By tracking her mobile phone data it emerged that the girl had spent the night at a friend’s house. As for the rape claims, two men were convicted of sex with a minor but police believe they had contact with the girl over a longer period. Despite this, the rape of “our Lisa” dominated Russian news for days, Russia’s foreign minister got involved and Russian-Germans held protests outside the chancellery.
With Germany’s refugee crisis still bubbling under the surface, and several real, horrific cases of asylum-seeker violence against German women, how difficult would it be to stir up opinion with a fake story?
Federal director of elections Dieter Sarreither has urged political parties and media to “take appropriate steps and check their information carefully” ahead of the poll.
Fake news hunt
Assisting in the fake news hunt are dedicated services. Public broadcaster ARD runs a “fact check” website, alongside the fake news watchdog Correktiv and Vienna-based Mimikama (motto: “think first, then click”). Another website, hoaxmap.org, specialises in identifying and refuting untrue online claims about refugees.
Ahead of the election, Correktiv has noted a spike in the western Ruhr area of hyperlocal social media fake reports about rapist refugees.
“And we can also see the Russian-German minority are being bombarded with fake news on social media,” said David Shraven, of Correktiv.
About 2.4 million Russians moved to Germany in the post-war years and have traditionally voted for Merkel’s ruling CDU.
The CDU now sees a co-ordinated effort to push Russian-Germans over to the far-right Alternative für Deutschland (AfD) and is pointing the finger at Russian president Vladimir Putin and his administration.
“Ousting Merkel would be a success for Putin,” said Michael Grosse-Bömer, CDU parliamentary secretary, describing a more pro-Russian coalition – of Social Democrats (SPD), Greens and post-communist Left party – as Putin’s “dream”.
German political analysts say it is plausible, given their long history and mutual antipathy, that Putin would target Merkel ahead of, during or after the election.
Before a recent US Senate committee, Constanze Stelzenmüller, a German analyst at Washington’s Brookings Institution, testified that “humbling Merkel would be a victory over Europe, and the West” for the Russian leader.
On a trip to Berlin, she pointed out how the impact of Russia’s interference is “hit and miss, often miss”.
“It’s more difficult because there has been so much debate about Russian interference that, for them, the price and cost have gone up,” said Stelzenmüller.
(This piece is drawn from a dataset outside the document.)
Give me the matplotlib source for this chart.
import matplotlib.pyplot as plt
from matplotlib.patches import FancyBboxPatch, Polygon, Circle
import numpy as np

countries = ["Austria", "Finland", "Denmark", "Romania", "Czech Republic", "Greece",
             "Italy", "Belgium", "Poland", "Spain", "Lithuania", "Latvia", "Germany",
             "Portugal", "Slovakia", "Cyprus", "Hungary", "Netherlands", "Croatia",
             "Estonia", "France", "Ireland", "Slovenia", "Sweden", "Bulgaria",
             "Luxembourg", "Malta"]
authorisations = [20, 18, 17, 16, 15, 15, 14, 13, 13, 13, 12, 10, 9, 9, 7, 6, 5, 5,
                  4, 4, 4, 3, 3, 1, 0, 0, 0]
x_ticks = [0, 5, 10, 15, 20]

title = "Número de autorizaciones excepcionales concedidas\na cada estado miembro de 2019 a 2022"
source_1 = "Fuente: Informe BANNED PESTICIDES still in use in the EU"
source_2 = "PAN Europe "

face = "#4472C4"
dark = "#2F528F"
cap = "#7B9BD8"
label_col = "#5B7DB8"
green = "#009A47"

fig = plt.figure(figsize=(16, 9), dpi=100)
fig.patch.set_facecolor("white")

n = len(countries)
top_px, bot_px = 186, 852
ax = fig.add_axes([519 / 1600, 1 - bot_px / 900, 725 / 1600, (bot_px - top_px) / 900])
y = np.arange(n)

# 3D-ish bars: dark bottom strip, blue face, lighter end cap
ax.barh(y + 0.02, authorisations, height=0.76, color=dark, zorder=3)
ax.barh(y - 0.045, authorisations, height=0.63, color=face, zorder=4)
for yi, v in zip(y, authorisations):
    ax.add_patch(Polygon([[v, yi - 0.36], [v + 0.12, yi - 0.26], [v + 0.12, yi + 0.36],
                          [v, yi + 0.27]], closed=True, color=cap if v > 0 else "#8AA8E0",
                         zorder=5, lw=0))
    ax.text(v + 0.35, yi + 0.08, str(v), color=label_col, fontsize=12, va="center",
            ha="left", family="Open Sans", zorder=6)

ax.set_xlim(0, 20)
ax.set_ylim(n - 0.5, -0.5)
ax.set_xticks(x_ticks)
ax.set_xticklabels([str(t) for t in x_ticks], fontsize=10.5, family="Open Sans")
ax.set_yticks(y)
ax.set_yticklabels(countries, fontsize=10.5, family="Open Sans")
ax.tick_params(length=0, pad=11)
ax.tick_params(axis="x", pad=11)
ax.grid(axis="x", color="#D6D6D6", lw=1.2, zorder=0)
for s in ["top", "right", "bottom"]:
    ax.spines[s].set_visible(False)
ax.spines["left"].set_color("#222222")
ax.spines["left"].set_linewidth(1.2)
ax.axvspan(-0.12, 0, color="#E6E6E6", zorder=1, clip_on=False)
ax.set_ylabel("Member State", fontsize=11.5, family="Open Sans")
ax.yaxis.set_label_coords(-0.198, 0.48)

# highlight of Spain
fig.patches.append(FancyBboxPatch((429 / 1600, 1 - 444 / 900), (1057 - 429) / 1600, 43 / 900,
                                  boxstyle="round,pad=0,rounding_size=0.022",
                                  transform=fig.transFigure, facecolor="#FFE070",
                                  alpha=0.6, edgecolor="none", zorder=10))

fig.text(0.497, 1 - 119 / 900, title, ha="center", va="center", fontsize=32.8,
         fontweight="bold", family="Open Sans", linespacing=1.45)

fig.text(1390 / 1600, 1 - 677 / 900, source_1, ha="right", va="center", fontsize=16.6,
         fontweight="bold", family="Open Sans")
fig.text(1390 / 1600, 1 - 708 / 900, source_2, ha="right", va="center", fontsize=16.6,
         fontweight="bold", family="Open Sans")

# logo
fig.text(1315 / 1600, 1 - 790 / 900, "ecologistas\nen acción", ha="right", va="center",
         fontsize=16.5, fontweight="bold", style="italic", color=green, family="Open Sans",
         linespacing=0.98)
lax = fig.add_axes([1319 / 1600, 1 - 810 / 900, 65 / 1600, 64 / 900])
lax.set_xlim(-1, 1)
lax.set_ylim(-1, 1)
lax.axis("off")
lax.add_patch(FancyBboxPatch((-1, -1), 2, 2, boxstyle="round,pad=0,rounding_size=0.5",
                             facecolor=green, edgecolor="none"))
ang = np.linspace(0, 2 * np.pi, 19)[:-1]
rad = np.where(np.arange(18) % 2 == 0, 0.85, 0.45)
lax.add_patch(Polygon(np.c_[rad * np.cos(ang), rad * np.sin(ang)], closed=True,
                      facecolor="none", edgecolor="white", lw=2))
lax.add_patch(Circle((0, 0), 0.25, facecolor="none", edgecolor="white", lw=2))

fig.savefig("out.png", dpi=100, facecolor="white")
And even without direct hacking evidence, she says, Moscow’s interference is “blatantly obvious”.
“Russian propaganda is aimed at us, peddling a certain narrative and that narrative is being taken up here and spread,” she said.
As election day approaches, Germany is cranking up its cybersecurity with rapid reaction forces in the intelligence services and even a new cyberdivision set up in the army alongside ground forces, the marines and air force.
Germany’s federal office for information security (BSI) believes the paper ballot is secure, with limited hacking potential, but what about the software used to collate the results? A 29-year-old hacker from Darmstadt has just announced a successful manipulation of the results software, efforts confirmed by one of Germany’s leading hacker groups.
The federal election office plays down this risk, insisting its computers operate on its digital network, parallel to the internet.
After election hacks in the US and France, is Germany next? Probably, say experts.
But BSI director Arne Schönbohm already has his eyes on the time after September 24th, seeing potential to sow doubts about the election’s legitimacy by “spreading false rumours about irregularities”.
He told Der Spiegel magazine that security preparations for the looming German election were like getting ready for the the Olympic Games.
“You prepare thoroughly and train intensively,” he said, “and you can do no more than that.”